E1303

BAYESIAN AB INITIO PHASING: THE ROLE OF STRUCTURE FACTOR STATISTICS WITH BUILT-IN STEREOCHEMISTRY. Gérard._Bricogne, Medical Research Council Laboratory of Molecular Biology, Hills Road, Cambridge CB2 2QH, England; and LURE, Bâtiment 209D, 91405 Orsay, France.

So far the main efforts in formulating and implementing the Bayesian approach to structure determination have been directed towards the design of (1) a more powerful method (the saddlepoint approximation) for evaluating joint probability distributions of structure factors, capable of handling non-uniform distributions of random atomic positions (using the maximum-entropy method); and of (2) a systematic protocol for forming hypotheses (typically, but not exclusively, trial phase assignments), for sampling them efficiently (e.g. by "magic lattices" based on error-correcting codes) and for testing them against the available data (by examining the log-likelihood gain statistic).

In spite of these elaborations, the initial assumptions on which the Bayesian statistical machinery is set to work remain the same as that of standard direct methods: all atoms are assumed to be statistically independent, so that chemical bonding rules are ignored.
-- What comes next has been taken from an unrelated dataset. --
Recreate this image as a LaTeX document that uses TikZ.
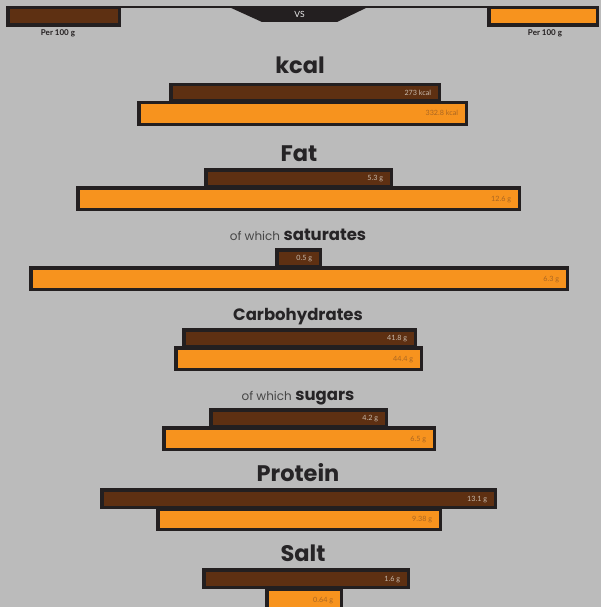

Overcoming this embarrassing inadequacy, i.e. finding a way of incorporating a priori stereochemical knowledge into structure factor statistics, has proved one of the most elusive questions in theoretical crystallography.

It will be shown here that the key concepts of saddlepoint approximation and maximum-entropy distributions can be applied to this problem to yield joint probability distributions of structure factors with built-in stereochemistry, i.e. a priori statistical criteria of stereochemical validity [1]. This procedure can use a hierarchically organised knowledge base incorporating the known clusterings of short hexapeptide building blocks, of secondary and super-secondary motifs, and of domain folds. Sequential Bayesian inference can be conducted on the basis of these more stringent criteria in such a way as to consult all relevant structural information to compensate for the relative paucity of diffraction data which distinguishes the macromolecular from the "small moiety" situation. This procedure provides the natural foundation on which to build a genuine expert system for knowledge-based structure determination.

Reference

[1] BRICOGNE, G. (1995). In ECCC Computational Chemistry (Bernardi & Rivail, editors). Amer. Inst. of Phys. Conf. Proceedings, 330, 449-470.